Like Dick Kinzel, Batman was a revelation to him and once he excitedly got back to the United Kingdom, he immediately set plans in motion to bring a clone of Batman: The Ride to Alton Towers. Unfortunately, he ran into two issues: First, the 105 feet lift hill was going to be problematic to get approved and second, the long layout would require even more rock blasting and work and this was going to make the ride cost prohibitive. He then took a hike into the proposed location and he saw what could be done. What if the ride went away from the typical “large drop into an inversion or hill model”? A tall ride with a 104 feet height differential could be done if the ride went over the blasted quarry edge and it remained under the treeline. Noise was not an issue as the location is next to the car park and far away from housing and the village next to the park.
So the ride starts with the lift hill and at the top, it remains on the ground and instead goes down a banked curve to the left and then start dropping 43 feet and in a flash of brilliance, a Flat Spin was placed in the middle of the first drop. The ride then drops down further into the ride most intense element: a helix wrapped around rocks. Riders experience 4 G’s and then the train dives over the station in a Zero G Roll where it feels like you will hit the building and rocks. The train then goes down into the quarry proper and riders pull their legs up as they don’t want their legs to touch the waterfall of Blood that is right under them. The train then rises up into a banked turn and then drops down to the deepest part of the ride, hitting 50 miles per hour and then is flipped over into a spectacular vertical loop right over a lake of blood and then go through a dark tunnel located under the station.
The train flying above the waterfall.
With all the trees around it, it is nearly impossible to see the ride from far.
The intense 4G helix, right under the monorail tracks.
You can see the track leading to the Zero G Roll in the middle and the post loop curve in front. The first track you see is the entrance to the Helix.
The vertical loop.
The train then rises up to the left and start hugging the terrain, hitting the final inversion (a very snappy Flat Spin) and dodging a Mad Max esque armored bus and other pieces of military equipment.
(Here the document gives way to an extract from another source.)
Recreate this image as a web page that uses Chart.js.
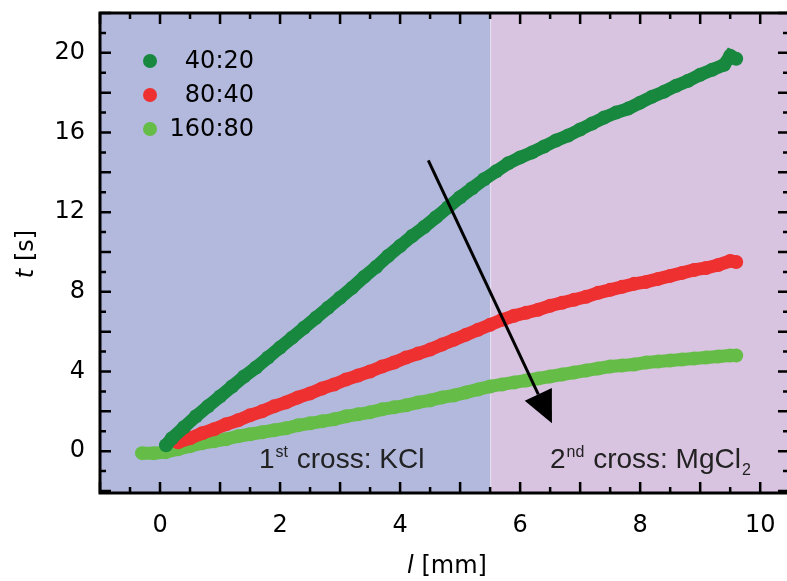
<!DOCTYPE html>
<html>
<head>
<meta charset="utf-8">
<script src="https://cdn.jsdelivr.net/npm/chart.js@4.4.1/dist/chart.umd.min.js"></script>
<style>
  html, body { margin: 0; padding: 0; background: #fff; overflow: hidden; }
  #wrap { width: 787px; height: 581px; overflow: hidden; }
  #chart { display: block; }
</style>
</head>
<body>
<div id="wrap"><canvas id="chart" width="796" height="581"></canvas></div>
<script>
// ---- data ----
const labels = ["40:20", "80:40", "160:80"];

const x4020 = [0.1, 0.2, 0.4, 0.6, 0.8, 1.0, 1.2, 1.4, 1.6, 1.8, 2.0, 2.2, 2.4, 2.6, 2.8, 3.0, 3.2, 3.4, 3.6, 3.8,
  4.0, 4.2, 4.4, 4.6, 4.8, 5.0, 5.2, 5.4, 5.6, 5.8, 6.0, 6.2, 6.4, 6.6, 6.8, 7.0, 7.2, 7.4, 7.6, 7.8,
  8.0, 8.2, 8.4, 8.6, 8.8, 9.0, 9.2, 9.4, 9.5, 9.6];
const y4020 = [0.3, 0.65, 1.2, 1.75, 2.25, 2.75, 3.25, 3.75, 4.2, 4.7, 5.2, 5.7, 6.2, 6.7, 7.2, 7.7, 8.2, 8.75, 9.25, 9.8,
  10.3, 10.8, 11.25, 11.75, 12.25, 12.75, 13.2, 13.65, 14.05, 14.45, 14.75, 15.0, 15.3, 15.6, 15.85, 16.15, 16.45, 16.75, 17.0, 17.2,
  17.5, 17.8, 18.05, 18.35, 18.6, 18.9, 19.15, 19.4, 19.85, 19.7];

const x8040 = [0.3, 0.5, 0.7, 0.9, 1.1, 1.3, 1.5, 1.7, 1.9, 2.1, 2.3, 2.5, 2.7, 2.9, 3.1, 3.3, 3.5, 3.7, 3.9, 4.1,
  4.3, 4.5, 4.7, 4.9, 5.1, 5.3, 5.5, 5.7, 5.9, 6.1, 6.3, 6.5, 6.7, 6.9, 7.1, 7.3, 7.5, 7.7, 7.9, 8.1,
  8.3, 8.5, 8.7, 8.9, 9.1, 9.3, 9.5, 9.6];
const y8040 = [0.45, 0.65, 0.9, 1.1, 1.35, 1.55, 1.8, 2.0, 2.25, 2.45, 2.7, 2.9, 3.15, 3.35, 3.6, 3.8, 4.0, 4.25, 4.45, 4.7,
  4.9, 5.1, 5.35, 5.6, 5.85, 6.1, 6.35, 6.6, 6.8, 6.95, 7.1, 7.3, 7.45, 7.6, 7.75, 7.95, 8.1, 8.25, 8.4, 8.5,
  8.65, 8.8, 8.95, 9.1, 9.2, 9.35, 9.55, 9.5];

const x16080 = [-0.3, -0.1, 0.1, 0.3, 0.5, 0.7, 0.9, 1.1, 1.3, 1.5, 1.7, 1.9, 2.1, 2.3, 2.5, 2.7, 2.9, 3.1, 3.3, 3.5,
  3.7, 3.9, 4.1, 4.3, 4.5, 4.7, 4.9, 5.1, 5.3, 5.5, 5.7, 5.9, 6.1, 6.3, 6.5, 6.7, 6.9, 7.1, 7.3, 7.5,
  7.7, 7.9, 8.1, 8.3, 8.5, 8.7, 8.9, 9.1, 9.3, 9.5, 9.6];
const y16080 = [-0.1, -0.1, -0.05, 0.1, 0.25, 0.4, 0.5, 0.6, 0.75, 0.85, 0.95, 1.05, 1.15, 1.3, 1.4, 1.5, 1.6, 1.75, 1.85, 1.95,
  2.1, 2.2, 2.3, 2.45, 2.55, 2.7, 2.8, 2.95, 3.1, 3.25, 3.35, 3.45, 3.55, 3.65, 3.75, 3.85, 3.95, 4.05, 4.15, 4.25,
  4.3, 4.35, 4.45, 4.5, 4.55, 4.6, 4.65, 4.7, 4.75, 4.8, 4.8];

const xTicks = [0, 2, 4, 6, 8, 10];
const yTicks = [0, 4, 8, 12, 16, 20];

// region split (1st cross / 2nd cross) and arrow (data units)
const splitX = 5.5;
const arrowFrom = [4.47, 14.6];
const arrowTo = [6.53, 1.4];

const colors = ["#17883e", "#ee3030", "#65bd47"];
const FONT = "'DejaVu Sans', sans-serif";       // axes, legend
const FONT_NOTE = "'Liberation Sans', Arial, sans-serif"; // region labels

function pts(xs, ys) {
  return xs.map((x, i) => ({ x: x, y: ys[i] }));
}

function series(i, xs, ys) {
  return {
    label: labels[i],
    data: pts(xs, ys),
    showLine: true,
    borderColor: colors[i],
    borderWidth: 13,
    backgroundColor: colors[i],
    pointRadius: 7,
    pointBorderWidth: 0,
    pointHoverRadius: 7
  };
}

// ---- background, frame, ticks, annotations ----
const decor = {
  id: "decor",
  beforeDatasetsDraw(chart) {
    const { ctx, chartArea: a, scales: { x } } = chart;
    const sx = x.getPixelForValue(splitX);
    ctx.save();
    ctx.fillStyle = "#b2b9dd";
    ctx.fillRect(a.left, a.top, sx - a.left, a.bottom - a.top);
    ctx.fillStyle = "#d8c4e0";
    ctx.fillRect(sx, a.top, a.right - sx, a.bottom - a.top);
    ctx.strokeStyle = "#e6e2f0";
    ctx.lineWidth = 1;
    ctx.beginPath();
    ctx.moveTo(sx + 0.5, a.top);
    ctx.lineTo(sx + 0.5, a.bottom);
    ctx.stroke();
    ctx.restore();
  },
  afterDatasetsDraw(chart) {
    const { ctx, chartArea: a, scales: { x, y } } = chart;
    ctx.save();

    // inward ticks on all four sides
    ctx.strokeStyle = "#000";
    ctx.lineWidth = 2.5;
    ctx.beginPath();
    for (let v = -1; v <= x.max; v += 0.5) {
      const px = x.getPixelForValue(v);
      const len = Math.abs(v - Math.round(v)) < 1e-6 ? 11 : 6;
      ctx.moveTo(px, a.bottom); ctx.lineTo(px, a.bottom - len);
      ctx.moveTo(px, a.top); ctx.lineTo(px, a.top + len);
    }
    for (let v = -2; v <= 22; v += 1) {
      const py = y.getPixelForValue(v);
      const len = v % 2 === 0 ? 11 : 6;
      ctx.moveTo(a.left, py); ctx.lineTo(a.left + len, py);
      ctx.moveTo(a.right, py); ctx.lineTo(a.right - len, py);
    }
    ctx.stroke();

    // frame
    ctx.lineWidth = 3;
    ctx.strokeRect(a.left, a.top, a.right - a.left, a.bottom - a.top);

    // arrow
    const x0 = x.getPixelForValue(arrowFrom[0]), y0 = y.getPixelForValue(arrowFrom[1]);
    const x1 = x.getPixelForValue(arrowTo[0]), y1 = y.getPixelForValue(arrowTo[1]);
    const ang = Math.atan2(y1 - y0, x1 - x0);
    const hl = 32, hw = 15;
    const bx = x1 - hl * Math.cos(ang), by = y1 - hl * Math.sin(ang);
    ctx.lineWidth = 3;
    ctx.beginPath();
    ctx.moveTo(x0, y0);
    ctx.lineTo(bx, by);
    ctx.stroke();
    ctx.fillStyle = "#000";
    ctx.beginPath();
    ctx.moveTo(x1, y1);
    ctx.lineTo(bx + hw * Math.sin(ang), by - hw * Math.cos(ang));
    ctx.lineTo(bx - hw * Math.sin(ang), by + hw * Math.cos(ang));
    ctx.closePath();
    ctx.fill();

    // legend
    ctx.textAlign = "right";
    ctx.textBaseline = "middle";
    ctx.font = "24px " + FONT;
    labels.forEach((lab, i) => {
      const ly = 61 + i * 34;
      ctx.fillStyle = colors[i];
      ctx.beginPath();
      ctx.arc(150, ly, 7, 0, Math.PI * 2);
      ctx.fill();
      ctx.fillStyle = "#000";
      ctx.fillText(lab, 254, ly + 1);
    });

    // region labels
    ctx.fillStyle = "#222";
    ctx.textAlign = "left";
    ctx.textBaseline = "alphabetic";
    let tx = 259;
    const base = 468;
    ctx.font = "28px " + FONT_NOTE;
    ctx.fillText("1", tx, base); tx += ctx.measureText("1").width + 1;
    ctx.font = "16px " + FONT_NOTE;
    ctx.fillText("st", tx, base - 11); tx += ctx.measureText("st").width + 1;
    ctx.font = "28px " + FONT_NOTE;
    ctx.fillText(" cross: KCl", tx, base);

    tx = 550;
    ctx.fillText("2", tx, base); tx += ctx.measureText("2").width + 1;
    ctx.font = "16px " + FONT_NOTE;
    ctx.fillText("nd", tx, base - 11); tx += ctx.measureText("nd").width + 1;
    ctx.font = "28px " + FONT_NOTE;
    ctx.fillText(" cross: MgCl", tx, base); tx += ctx.measureText(" cross: MgCl").width + 1;
    ctx.font = "16px " + FONT_NOTE;
    ctx.fillText("2", tx, base + 7);

    // axis titles
    ctx.fillStyle = "#000";
    const xl = "l", xr = " [mm]";
    ctx.font = "24px " + FONT;
    const wr = ctx.measureText(xr).width;
    ctx.font = "italic 24px " + FONT;
    const wl = ctx.measureText(xl).width;
    let sx = 447 - (wl + wr) / 2;
    ctx.fillText(xl, sx, 573);
    ctx.font = "24px " + FONT;
    ctx.fillText(xr, sx + wl, 573);

    ctx.translate(33, 254);
    ctx.rotate(-Math.PI / 2);
    ctx.font = "italic 24px " + FONT;
    const w1 = ctx.measureText("t").width;
    ctx.font = "24px " + FONT;
    const w2 = ctx.measureText(" [s]").width;
    sx = -(w1 + w2) / 2;
    ctx.font = "italic 24px " + FONT;
    ctx.fillText("t", sx, 0);
    ctx.font = "24px " + FONT;
    ctx.fillText(" [s]", sx + w1, 0);

    ctx.restore();
  }
};

const chart = new Chart(document.getElementById("chart"), {
  type: "scatter",
  data: {
    datasets: [
      series(0, x4020, y4020),
      series(1, x8040, y8040),
      series(2, x16080, y16080)
    ]
  },
  options: {
    responsive: false,
    animation: false,
    events: [],
    layout: { padding: { top: 13, right: 0, left: 0, bottom: 0 } },
    plugins: { legend: { display: false }, tooltip: { enabled: false } },
    scales: {
      x: {
        type: "linear",
        min: -1,
        max: 10.48,
        grid: { display: false, drawTicks: false },
        border: { display: false },
        ticks: { font: { family: FONT, size: 24 }, color: "#000", padding: 18 },
        afterBuildTicks: (s) => { s.ticks = xTicks.map(v => ({ value: v })); },
        afterFit: (s) => { s.height = 88; s.paddingLeft = 0; s.paddingRight = 0; }
      },
      y: {
        type: "linear",
        min: -2.1,
        max: 22,
        grid: { display: false, drawTicks: false },
        border: { display: false },
        ticks: { font: { family: FONT, size: 24 }, color: "#000", padding: 15 },
        afterBuildTicks: (s) => { s.ticks = yTicks.map(v => ({ value: v })); },
        afterFit: (s) => { s.width = 100; s.paddingTop = 0; s.paddingBottom = 0; }
      }
    }
  },
  plugins: [decor]
});
</script>
</body>
</html>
Before long, the train hit the brakes after a 2349 feet long journey.
A close to the ground turn.
Flex provided us with this great shot of the train in the second Flat Spin.
Construction of “Secret Weapon 3” started in 1993 and by then, the area had become more fleshed out with a second roller coaster and a name: Thunder Valley. Guests were very curious by the dirty metal track that was starting to appear in the forest and in the deep pit below them. Then, apocalyptic pieces of theming and buildings started to appear and the name and ride was finally revealed: Nemesis. The story here is that an evil Alien that had been sleeping for thousands of years has been dug out of Thunder Valley and it started twisting the land around in its trashing. Desperate military officers used thousands of pounds of steel to cage the creature, but it started absorbing some of the track and what riders experience is the twisted steel track used to contain the enraged beast.
Nemesis entry sign, built as a rusted out guard tower.
One of the entrance portal leading to the ride.
The ride photography shop.
The ride station appears to be an organic building where real and fake track segments seemingly blend into one and the various streams of blood coming out of the ground is a dramatic representation of Nemesis power. Thunder Looper was redressed to appear to be on its last legs, as if we were years into the future and the ride was one of the few rides left in the world. The New Beast (Schwarzkopf Jumbo Jet) located nearby was also rethemed to fit the area’s new name: Forbidden Valley.
The ride station.
Nemesis literally put Alton Towers on the map and brought hundreds of thousands new guests to the park. The ride was advertised as the most intense roller coaster in the world and is still the park’s most reliable attraction, 23 years after its opening.